Methods:  The population-based Multi-Ethnic Study of Atherosclerosis (MESA) COPD Study recruited smokers aged 50 to 79 years who were free of clinical cardiovascular disease. COPD was defined by spirometry. Percent emphysema was defined as regions < −910 Hounsfield units on full-lung CT scan. Ostial pulmonary vein cross-sectional area was measured by contrast-enhanced cardiac magnetic resonance and expressed as the sum of all pulmonary vein areas. Linear regression was used to adjust for age, sex, race/ethnicity, body size, and smoking.

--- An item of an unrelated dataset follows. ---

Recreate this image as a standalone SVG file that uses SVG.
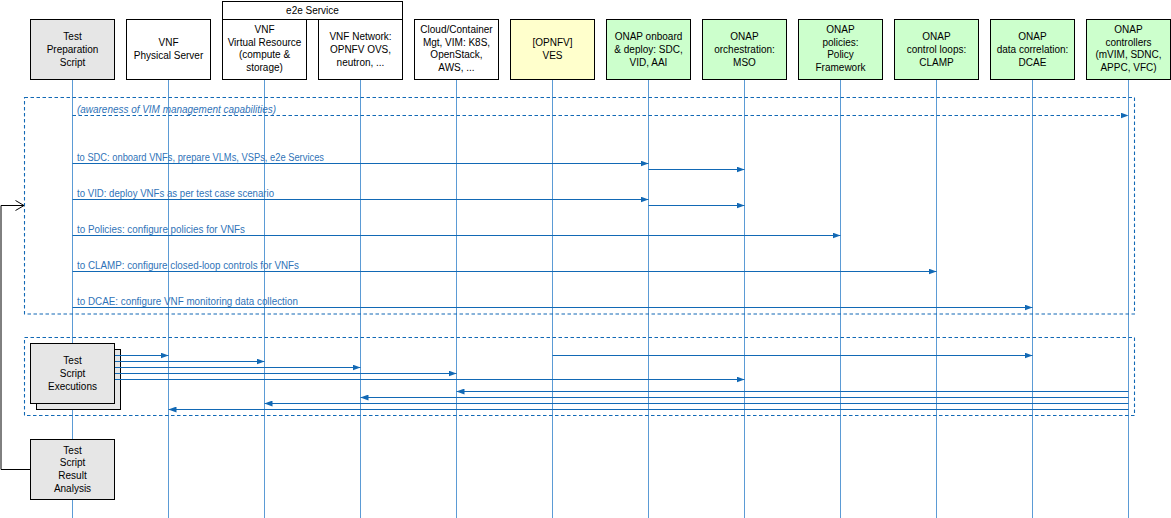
<svg xmlns="http://www.w3.org/2000/svg" width="1171" height="518" viewBox="0 0 1171 518">
<defs>
<marker id="ah" markerWidth="8" markerHeight="6" refX="8" refY="3" orient="auto" markerUnits="userSpaceOnUse"><path d="M0,0 L8,3 L0,6 z" fill="#1269B5"/></marker>
<style>
.box{stroke:#000;stroke-width:1}
.gray{fill:#E6E6E6}
.white{fill:#FFFFFF}
.yellow{fill:#FFFFCC}
.green{fill:#CCFFCC}
.t{font-family:"Liberation Sans",Arial,sans-serif;font-size:10px;fill:#000;text-anchor:middle}
.life{stroke:#5B9BD5;stroke-width:1;fill:none}
.msg{stroke:#1269B5;stroke-width:1.1;fill:none;marker-end:url(#ah)}
.dmsg{stroke:#1269B5;stroke-width:1.1;fill:none;stroke-dasharray:3.5 2.5;marker-end:url(#ah)}
.lbl{font-family:"Liberation Sans",Arial,sans-serif;font-size:10px;fill:#2F73B8}
.frame{fill:none;stroke:#1269B5;stroke-width:1.1;stroke-dasharray:3.5 2.5}
</style>
</defs>
<rect width="1171" height="518" fill="#FFFFFF"/>

<g id="lifelines">
<path class="life" d="M72.5,79 V518 M168.5,79 V518 M264.5,79 V518 M360.5,79 V518 M456.5,79 V518 M552.5,79 V518 M648.5,79 V518 M744.5,79 V518 M840.5,79 V518 M936.5,79 V518 M1032.5,79 V518 M1128.5,79 V518"/>
</g>

<g id="frames">
<rect class="frame" x="24.5" y="97.5" width="1110" height="216.5"/>
<rect class="frame" x="24.5" y="337.5" width="1110" height="78"/>
</g>

<g id="e2e-service">
<rect class="box white" x="222.5" y="1.5" width="180" height="18"/>
<text class="t" x="312.5" y="13.5">e2e Service</text>
</g>

<g id="test-preparation-script">
<rect class="box gray" x="30.5" y="19.5" width="84" height="60"/>
<text class="t" x="72.5" y="39.5">Test</text>
<text class="t" x="72.5" y="52.5">Preparation</text>
<text class="t" x="72.5" y="65.5">Script</text>
</g>

<g id="vnf-physical-server">
<rect class="box white" x="126.5" y="19.5" width="84" height="60"/>
<text class="t" x="168.5" y="46.3">VNF</text>
<text class="t" x="168.5" y="59">Physical Server</text>
</g>

<g id="vnf-virtual-resource">
<rect class="box white" x="222.5" y="19.5" width="84" height="60"/>
<text class="t" x="264.5" y="33">VNF</text>
<text class="t" x="264.5" y="45.6">Virtual Resource</text>
<text class="t" x="264.5" y="58.2">(compute &amp;</text>
<text class="t" x="264.5" y="70.8">storage)</text>
</g>

<g id="vnf-network">
<rect class="box white" x="318.5" y="19.5" width="84" height="60"/>
<text class="t" x="360.5" y="39.5">VNF Network:</text>
<text class="t" x="360.5" y="52.5">OPNFV OVS,</text>
<text class="t" x="360.5" y="65.5">neutron, ...</text>
</g>

<g id="cloud-container-mgt">
<rect class="box white" x="414.5" y="19.5" width="84" height="60"/>
<text class="t" x="456.5" y="33">Cloud/Container</text>
<text class="t" x="456.5" y="45.6">Mgt, VIM: K8S,</text>
<text class="t" x="456.5" y="58.2">OpenStack,</text>
<text class="t" x="456.5" y="70.8">AWS, ...</text>
</g>

<g id="opnfv-ves">
<rect class="box yellow" x="510.5" y="19.5" width="84" height="60"/>
<text class="t" x="552.5" y="46.3">[OPNFV]</text>
<text class="t" x="552.5" y="59">VES</text>
</g>

<g id="onap-onboard-deploy">
<rect class="box green" x="606.5" y="19.5" width="84" height="60"/>
<text class="t" x="648.5" y="39.5">ONAP onboard</text>
<text class="t" x="648.5" y="52.5">&amp; deploy: SDC,</text>
<text class="t" x="648.5" y="65.5">VID, AAI</text>
</g>

<g id="onap-orchestration">
<rect class="box green" x="702.5" y="19.5" width="84" height="60"/>
<text class="t" x="744.5" y="39.5">ONAP</text>
<text class="t" x="744.5" y="52.5">orchestration:</text>
<text class="t" x="744.5" y="65.5">MSO</text>
</g>

<g id="onap-policies">
<rect class="box green" x="798.5" y="19.5" width="84" height="60"/>
<text class="t" x="840.5" y="33">ONAP</text>
<text class="t" x="840.5" y="45.6">policies:</text>
<text class="t" x="840.5" y="58.2">Policy</text>
<text class="t" x="840.5" y="70.8">Framework</text>
</g>

<g id="onap-control-loops">
<rect class="box green" x="894.5" y="19.5" width="84" height="60"/>
<text class="t" x="936.5" y="39.5">ONAP</text>
<text class="t" x="936.5" y="52.5">control loops:</text>
<text class="t" x="936.5" y="65.5">CLAMP</text>
</g>

<g id="onap-data-correlation">
<rect class="box green" x="990.5" y="19.5" width="84" height="60"/>
<text class="t" x="1032.5" y="39.5">ONAP</text>
<text class="t" x="1032.5" y="52.5">data correlation:</text>
<text class="t" x="1032.5" y="65.5">DCAE</text>
</g>

<g id="onap-controllers">
<rect class="box green" x="1086.5" y="19.5" width="84" height="60"/>
<text class="t" x="1128.5" y="33">ONAP</text>
<text class="t" x="1128.5" y="45.6">controllers</text>
<text class="t" x="1128.5" y="58.2">(mVIM, SDNC,</text>
<text class="t" x="1128.5" y="70.8">APPC, VFC)</text>
</g>

<g id="test-script-executions">
<rect class="box gray" x="36.5" y="349.5" width="84" height="60"/>
<rect class="box gray" x="30.5" y="343.5" width="84" height="60"/>
<text class="t" x="72.5" y="364">Test</text>
<text class="t" x="72.5" y="377">Script</text>
<text class="t" x="72.5" y="390">Executions</text>
</g>

<g id="test-script-result-analysis">
<rect class="box gray" x="30.5" y="439.5" width="84" height="60"/>
<text class="t" x="72.5" y="453.5">Test</text>
<text class="t" x="72.5" y="466.3">Script</text>
<text class="t" x="72.5" y="479">Result</text>
<text class="t" x="72.5" y="491.7">Analysis</text>
</g>

<g id="connectors">
<path class="dmsg" d="M72.5,115.5 H1128.5"/>
<text class="lbl" x="77" y="112.8" font-style="italic" textLength="199" lengthAdjust="spacingAndGlyphs">(awareness of VIM management capabilities)</text>

<path class="msg" d="M72.5,163.5 H648.5"/>
<text class="lbl" x="77" y="160.8" textLength="247" lengthAdjust="spacingAndGlyphs">to SDC: onboard VNFs, prepare VLMs, VSPs, e2e Services</text>
<path class="msg" d="M648.5,169.5 H744.5"/>

<path class="msg" d="M72.5,199.5 H648.5"/>
<text class="lbl" x="77" y="196.8" textLength="197" lengthAdjust="spacingAndGlyphs">to VID: deploy VNFs as per test case scenario</text>
<path class="msg" d="M648.5,205.5 H744.5"/>

<path class="msg" d="M72.5,235.5 H840.5"/>
<text class="lbl" x="77" y="232.8" textLength="168" lengthAdjust="spacingAndGlyphs">to Policies: configure policies for VNFs</text>

<path class="msg" d="M72.5,271.5 H936.5"/>
<text class="lbl" x="77" y="268.8" textLength="222" lengthAdjust="spacingAndGlyphs">to CLAMP: configure closed-loop controls for VNFs</text>

<path class="msg" d="M72.5,307.5 H1032.5"/>
<text class="lbl" x="77" y="304.8" textLength="221" lengthAdjust="spacingAndGlyphs">to DCAE: configure VNF monitoring data collection</text>

<path class="msg" d="M115,355.5 H168.5"/>
<path class="msg" d="M115,361.5 H264.5"/>
<path class="msg" d="M115,367.5 H360.5"/>
<path class="msg" d="M115,373.5 H456.5"/>
<path class="msg" d="M115,379.5 H744.5"/>
<path class="msg" d="M552.5,355.5 H1032.5"/>

<path class="msg" d="M1128.5,391.5 H456.5"/>
<path class="msg" d="M1128.5,397.5 H360.5"/>
<path class="msg" d="M1128.5,403.5 H264.5"/>
<path class="msg" d="M1128.5,409.5 H168.5"/>

<path d="M30.5,469.5 H1 V205.5 H24" fill="none" stroke="#000" stroke-width="1"/>
<polyline points="15.5,200.5 24,205.5 15.5,210.5" fill="none" stroke="#000" stroke-width="1"/>
</g>
</svg>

Results:  Among 165 participants, the mean (± SD) total pulmonary vein area was 558 ± 159 mm2 in patients with COPD and 623 ± 145 mm2 in control subjects. Total pulmonary vein area was smaller in patients with COPD (−57 mm2; 95% CI, −106 to −7 mm2; P = .03) and inversely associated with percent emphysema (P < .001) in fully adjusted models. Significant decrements in total pulmonary vein area were observed among participants with COPD alone, COPD with emphysema on CT scan, and emphysema without spirometrically defined COPD.

Conclusions:  Pulmonary vein dimensions were reduced in COPD and emphysema. These findings support a mechanism of upstream pulmonary causes of underfilling of the LV in COPD and in patients with emphysema on CT scan.